Farner volunteered to negotiate on behalf of the Zanardi’s owners, and hurried down to the yard to save irreplaceable parts like the signature plaque. Reaching out to the NSX community, he was able to source true comparison Zanardi Edition values and come up with a dealership valuation that proved #34 should be worth saving. After seven months of negotiation, the insurance company finally cut the check and the car was shipped to New York for repair.
“There’s no-one else I’d trust to do this work,” Farner said, “Joe [Lomoriello] is one of the few people left who care enough to get things right, the way they would have been done at the factory.”

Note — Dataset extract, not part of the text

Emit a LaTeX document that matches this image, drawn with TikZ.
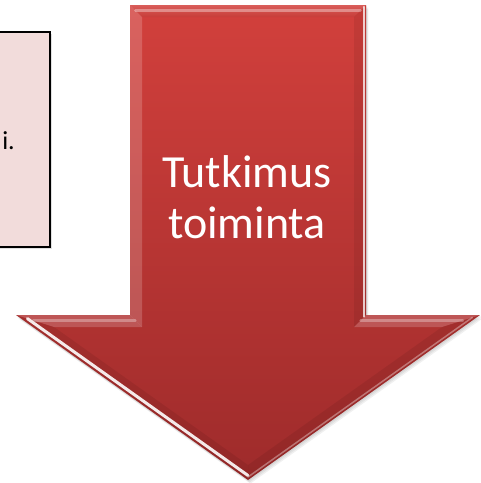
\documentclass[tikz,border=0pt]{standalone}
\usepackage{fontspec}
\setmainfont{Carlito}
\usetikzlibrary{positioning,calc}
\definecolor{arrowtop}{RGB}{210,64,60}
\definecolor{arrowbot}{RGB}{158,43,43}
\definecolor{boxfill}{RGB}{242,220,219}
\tikzset{
    arrowtext/.style={
        text=white,
        inner sep=0pt,
        font=\fontsize{46}{51}\selectfont
    },
    boxtext/.style={
        text=black,
        inner sep=0pt,
        font=\fontsize{26}{31}\selectfont
    },
    notebox/.style={
        draw=black,
        line width=1.3pt,
        fill=boxfill
    },
    litfacet/.style={fill=white, fill opacity=0.18},
    darkfacet/.style={fill=black, fill opacity=0.07},
    gloss/.style={draw=white, line cap=round}
}
\newcommand{\arrowoutline}{(130,5) -- (366,5) -- (366,315) -- (480,315) -- (248,480) -- (16,315) -- (130,315) -- cycle}

\begin{document}
\begin{tikzpicture}[x=1pt, y=-1pt]
    \useasboundingbox (0,0) rectangle (481,483);

    % Text box (cut at the left)
    \fill[black, opacity=0.12] (-6,34) rectangle (52,249);
    \draw[notebox] (-6,32) rectangle (50,247);
    \node[boxtext, anchor=base east] (boxtext) at (15,149) {i.};

    % Arrow corners
    \coordinate (a) at (130,5);
    \coordinate (b) at (366,5);
    \coordinate (c) at (366,315);
    \coordinate (d) at (480,315);
    \coordinate (e) at (248,480);
    \coordinate (f) at (16,315);
    \coordinate (g) at (130,315);
    % Bevel corners
    \coordinate (ai) at (142,17);
    \coordinate (bi) at (354,17);
    \coordinate (ci) at (354,327);
    \coordinate (di) at (442,327);
    \coordinate (ei) at (248,465);
    \coordinate (fi) at (54,327);
    \coordinate (gi) at (142,327);

    % Shadow
    \foreach \s in {1,2,3}
        \fill[black, opacity=0.06, shift={(0.8*\s,1.2*\s)}] \arrowoutline;

    % Arrow body
    \shade[top color=arrowtop, bottom color=arrowbot] \arrowoutline;

    % Bevel
    \shade[top color=arrowtop!85!white, bottom color=arrowtop!95!black] (a) -- (b) -- (bi) -- (ai) -- cycle;
    \draw[gloss, opacity=0.35, line width=2.5pt] ($(a)!0.45!(ai)$) -- ($(b)!0.45!(bi)$);
    \fill[litfacet] (a) -- (ai) -- (gi) -- (g) -- cycle;
    \fill[darkfacet] (b) -- (c) -- (ci) -- (bi) -- cycle;
    \draw[gloss, opacity=0.75, line width=1.5pt] ($(b)!0.15!(bi)$) -- ($(c)!0.15!(ci)$);
    \fill[litfacet] (g) -- (gi) -- (fi) -- (f) -- cycle;
    \fill[litfacet] (c) -- (d) -- (di) -- (ci) -- cycle;
    \draw[gloss, opacity=0.3, line width=2.5pt] ($(g)!0.45!(gi)$) -- ($(f)!0.45!(fi)$);
    \draw[gloss, opacity=0.3, line width=2.5pt] ($(c)!0.45!(ci)$) -- ($(d)!0.45!(di)$);
    \fill[darkfacet] (f) -- (fi) -- (ei) -- (e) -- cycle;
    \draw[gloss, opacity=0.9, line width=3pt] ($(f)!0.3!(fi)$) -- ($(e)!0.3!(ei)$);
    \fill[darkfacet] (d) -- (e) -- (ei) -- (di) -- cycle;
    \draw[gloss, opacity=0.35, line width=1.5pt] ($(d)!0.2!(di)$) -- ($(e)!0.2!(ei)$);

    % Label
    \node[arrowtext, anchor=base] (tutkimus) at (247,187) {Tutkimus};
    \node[arrowtext, anchor=base] (toiminta) at (247,238) {toiminta};
\end{tikzpicture}
\end{document}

Poughkeepsie, New York, is perhaps not where you’d expect to take Japan’s premier mid-engined supercar to be repaired. However, the team at Vince’s Auto Body Works is highly experienced at this type of work. Joe Lomoriello owns an NSX personally, and cars are shipped here from all over. Out back of the shop you might find a right-hand-drive NSX from an overseas owner awaiting repair, and two enormous shipping containers full of spare NSX parts.
Parts, in fact, are an issue in repairing an NSX. The passenger-side airbag, for instance, is a backordered item with no release date. Once again, Farner pitched in, helping out with the missing details. While Nissan now offers parts for its R32 GT-R, and Mazda has a comprehensive parts program for the Miata, some NSX bits and pieces can be very difficult to find. A constant refrain in the community is, “Acura needs to support the original NSX better.”
Despite these setbacks, Lomoriello and his team completed a heroic fix, returning #34 to its former glory. With the original owner still unable to drive, Farner flew out to New York himself and personally drove the car back to Indiana. It wasn’t his car, but it was still on the road. His enthusiasm and dedication had saved it.
On September 15, 2001, Alex Zanardi was involved in a horrific crash that resulted in the loss of both his legs. It was the kind of trauma that would have ended any ordinary racer’s career, but Zanardi is no ordinary individual. He came back to race again, competing largely in touring car racing, and winning. He also became a paralympic cyclist, winning gold in Rio de Janeiro in 2016. In September 2018, he set a new Ironman world record while competing in Cervia, Italy. And in 2019, he will contest the 24 Hours of Daytona in a specially-modified BMW M8 GTE.
I’d like to think that Alex Zanardi would smile to see that the car that bears his name is also capable of weathering disaster, and emerging, phoenix-like, with its spirit intact. And I think he’d chuckle to see that, in the very last week of 2018, Zanardi #34 was sold to its second owner, one Mitch Farner of Indiana: a fitting reward for a lifetime’s passion for the Acura NSX.